The game ended in a massive, bench-clearing brawl, an outpouring of the sort of frustration that builds up after a week of being bullied by superior clubs.
The UAE lost that game 5-2. Alexander called it the most frustrating loss of the tournament, because unlike the other games, that one was winnable. "The last game," Alexander said, "we could have won, but we chose not to."
And then, embarrassed and beaten up, the group headed home, wondering why they had ever gone over in the first place.
I asked Medearis if he was happy he participated in the tournament.
“I wish we had a stronger team and did better," he said, "but I made a lot of new friends, saw a new country, stopped some pucks from some top shooters, so it was fun. I also learned the Emerati guys are real fighters! I know that much and they will keep skating and improving as they love the game of hockey just like everyone else.

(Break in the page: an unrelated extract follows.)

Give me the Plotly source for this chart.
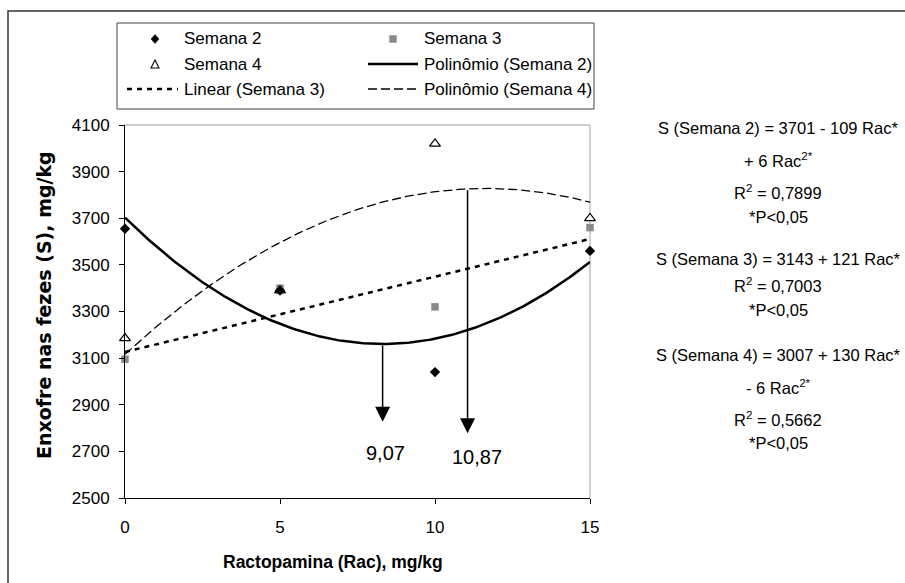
import numpy as np
import plotly.graph_objects as go

W, H = 905, 583

# ---------------- data ----------------
rac = [0, 5, 10, 15]
semana2 = [3655, 3390, 3040, 3560]
semana3 = [3095, 3400, 3320, 3660]
semana4 = [3185, 3390, 4020, 3700]

x_ticks = [0, 5, 10, 15]
y_ticks = [2500, 2700, 2900, 3100, 3300, 3500, 3700, 3900, 4100]

arrow_x = [8.31, 11.05]          # where the arrows leave the curves
arrow_tip = [2827, 2778]         # arrow tips
arrow_labels = ["9,07", "10,87"]
label_x = [8.39, 11.35]
label_y = [2693, 2676]

eq_lines = [
    "S (Semana 2) = 3701 - 109 Rac*", "+ 6 Rac<sup>2*</sup>", "R<sup>2</sup> = 0,7899", "*P<0,05",
    "S (Semana 3) = 3143 + 121 Rac*", "R<sup>2</sup> = 0,7003", "*P<0,05",
    "S (Semana 4) = 3007 + 130 Rac*", "- 6 Rac<sup>2*</sup>", "R<sup>2</sup> = 0,5662", "*P<0,05",
]
eq_y = [128, 160, 192, 217, 259, 285, 310, 355, 387, 419, 443]

# ---------------- helpers ----------------
def px(x):
    return x / W

def py(y):
    return 1 - y / H

FONT = "Liberation Sans, Arial, sans-serif"

# trend lines fitted from the data (as the spreadsheet did)
xs = np.linspace(0, 15, 200)
p2 = np.polyfit(rac, semana2, 2)
p3 = np.polyfit(rac, semana3, 1)
p4 = np.polyfit(rac, semana4, 2)
arrow_top = [np.polyval(p2, arrow_x[0]), np.polyval(p4, arrow_x[1])]

fig = go.Figure()

fig.add_trace(go.Scatter(x=xs, y=np.polyval(p4, xs), mode="lines",
                         line=dict(color="black", width=1.3, dash="9px,4px"),
                         name="Polinômio (Semana 4)", showlegend=False))
fig.add_trace(go.Scatter(x=xs, y=np.polyval(p3, xs), mode="lines",
                         line=dict(color="black", width=2.5, dash="5px,5px"),
                         name="Linear (Semana 3)", showlegend=False))
fig.add_trace(go.Scatter(x=xs, y=np.polyval(p2, xs), mode="lines",
                         line=dict(color="black", width=2.5),
                         name="Polinômio (Semana 2)", showlegend=False))

fig.add_trace(go.Scatter(x=rac, y=semana3, mode="markers", name="Semana 3",
                         marker=dict(symbol="square", size=7.5, color="#8a8a8a"),
                         cliponaxis=False, showlegend=False))
fig.add_trace(go.Scatter(x=rac, y=semana4, mode="markers", name="Semana 4",
                         marker=dict(symbol="triangle-up", size=9.5, color="white",
                                     line=dict(color="black", width=1.2)),
                         cliponaxis=False, showlegend=False))
fig.add_trace(go.Scatter(x=rac, y=semana2, mode="markers", name="Semana 2",
                         marker=dict(symbol="diamond", size=8, color="black"),
                         cliponaxis=False, showlegend=False))

shapes = []
annotations = []

# outer chart border
shapes.append(dict(type="rect", xref="paper", yref="paper",
                   x0=px(8), x1=px(930), y0=py(11), y1=py(610),
                   line=dict(color="#333333", width=1.5), layer="below"))
# plot area border (grey top/right)
shapes.append(dict(type="line", xref="x domain", yref="y domain", x0=0, x1=1, y0=1, y1=1,
                   line=dict(color="#a0a0a0", width=1), layer="below"))
shapes.append(dict(type="line", xref="x domain", yref="y domain", x0=1, x1=1, y0=0, y1=1,
                   line=dict(color="#a0a0a0", width=1), layer="below"))

# legend box
shapes.append(dict(type="rect", xref="paper", yref="paper",
                   x0=px(117), x1=px(594), y0=py(23), y1=py(109),
                   line=dict(color="#444444", width=1), fillcolor="white"))

row_y = [39, 64, 89]
c1_sym, c1_txt = 155, 182
c2_sym, c2_txt = 393, 422

# legend symbols
def diamond(cx, cy, hw, hh):
    return (f"M {px(cx - hw)} {py(cy)} L {px(cx)} {py(cy - hh)} "
            f"L {px(cx + hw)} {py(cy)} L {px(cx)} {py(cy + hh)} Z")

def triangle(cx, cy, hw, hh):
    return (f"M {px(cx - hw)} {py(cy + hh)} L {px(cx + hw)} {py(cy + hh)} "
            f"L {px(cx)} {py(cy - hh)} Z")

shapes.append(dict(type="path", xref="paper", yref="paper", path=diamond(c1_sym, row_y[0], 4, 4.5),
                   fillcolor="black", line=dict(color="black", width=0.5)))
shapes.append(dict(type="rect", xref="paper", yref="paper",
                   x0=px(c2_sym - 3.5), x1=px(c2_sym + 3.5), y0=py(row_y[0] - 3.5), y1=py(row_y[0] + 3.5),
                   fillcolor="#8a8a8a", line=dict(color="#8a8a8a", width=0.5)))
shapes.append(dict(type="path", xref="paper", yref="paper", path=triangle(c1_sym, row_y[1], 4, 4),
                   fillcolor="white", line=dict(color="black", width=1.1)))
shapes.append(dict(type="line", xref="paper", yref="paper",
                   x0=px(368), x1=px(418), y0=py(row_y[1]), y1=py(row_y[1]),
                   line=dict(color="black", width=2.5)))
shapes.append(dict(type="line", xref="paper", yref="paper",
                   x0=px(127), x1=px(178), y0=py(row_y[2]), y1=py(row_y[2]),
                   line=dict(color="black", width=2.5, dash="5px,5px")))
shapes.append(dict(type="line", xref="paper", yref="paper",
                   x0=px(368), x1=px(418), y0=py(row_y[2]), y1=py(row_y[2]),
                   line=dict(color="black", width=1.3, dash="9px,4px")))

legend_texts = [
    (c1_txt, row_y[0], "Semana 2"), (c2_txt, row_y[0], "Semana 3"),
    (c1_txt, row_y[1], "Semana 4"), (c2_txt, row_y[1], "Polinômio (Semana 2)"),
    (c1_txt, row_y[2], "Linear (Semana 3)"), (c2_txt, row_y[2], "Polinômio (Semana 4)"),
]
for tx, ty, t in legend_texts:
    annotations.append(dict(xref="paper", yref="paper", x=px(tx), y=py(ty), text=t,
                            showarrow=False, xanchor="left", yanchor="middle",
                            font=dict(family=FONT, size=17, color="black")))

# equations
for t, yy in zip(eq_lines, eq_y):
    annotations.append(dict(xref="paper", yref="paper", x=px(778), y=py(yy), text=t,
                            showarrow=False, xanchor="center", yanchor="middle",
                            font=dict(family=FONT, size=16.5, color="black")))

# arrows
for xa, yt, ytop in zip(arrow_x, arrow_tip, arrow_top):
    annotations.append(dict(xref="x", yref="y", x=xa, y=yt, axref="x", ayref="y",
                            ax=xa, ay=ytop, text="", showarrow=True, arrowhead=2,
                            arrowsize=2, arrowwidth=1.5, arrowcolor="black"))
for lx, ly, t in zip(label_x, label_y, arrow_labels):
    annotations.append(dict(xref="x", yref="y", x=lx, y=ly, text=t, showarrow=False,
                            xanchor="center", yanchor="middle",
                            font=dict(family=FONT, size=20, color="black")))

# axis titles
annotations.append(dict(xref="paper", yref="paper", x=px(333), y=py(562),
                        text="<b>Ractopamina (Rac), mg/kg</b>", showarrow=False,
                        xanchor="center", yanchor="middle",
                        font=dict(family=FONT, size=17.5, color="black")))
annotations.append(dict(xref="paper", yref="paper", x=px(44), y=py(305),
                        text="<b>Enxofre nas fezes (S), mg/kg</b>", showarrow=False,
                        textangle=-90, xanchor="center", yanchor="middle",
                        font=dict(family="DejaVu Sans, sans-serif", size=19, color="black")))

fig.update_layout(
    width=W, height=H,
    margin=dict(l=0, r=0, t=0, b=0),
    paper_bgcolor="white", plot_bgcolor="white",
    showlegend=False,
    shapes=shapes, annotations=annotations,
    xaxis=dict(domain=[px(125), px(590)], range=[0, 15], tickvals=x_ticks,
               showgrid=False, zeroline=False, showline=True, linecolor="black", linewidth=1,
               ticks="outside", ticklen=5, tickcolor="black", ticklabelstandoff=9,
               tickfont=dict(family=FONT, size=17, color="black"), automargin=False),
    yaxis=dict(domain=[py(498), py(125)], range=[2500, 4100], tickvals=y_ticks,
               showgrid=False, zeroline=False, showline=True, linecolor="black", linewidth=1,
               ticks="outside", ticklen=5, tickcolor="black", ticklabelstandoff=6,
               tickfont=dict(family=FONT, size=17, color="black"), automargin=False),
)

fig.write_html("out.html", config={"displayModeBar": False},
               post_script="document.body.style.margin='0';")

Maybe somedaythey will beat a team like St Petersburg."
But while the UAE's involvement in this tournament led to disappointment, and they may have been there for all the wrong reasons, the program should be fortunate that Alexander was among them. Thanks to the unyielding effort of a 14-year-old goaltender from Milwaukee, their performance didn't wind up in the record books.
Sixty goals is bad, but it isn't historically bad. In 2008, the Bulgaria women's team fell 82-0 versus Slovakia. And in 1998, the South Korea women's team hung the worst loss in international hockey history on Thailand: 92-0.
Could the Silver Lions have neared a score like this if Alexander had given up? Maybe. Lord knows they were trying. But Alexander kept trying too, and he held them to 60.
In so doing, he may have spared the UAE and its developing hockey program -- which needs successes that inspire more kids to join the program, not black marks that discourage them -- from becoming a punchline in the hockey world.
After the game, coach Ijäs made sure Alexander knew his incredible effort hadn't gone unappreciated.
"I can safely say you're the first goalie that gave up 60 goals," he told his netminder, "and was still the team MVP."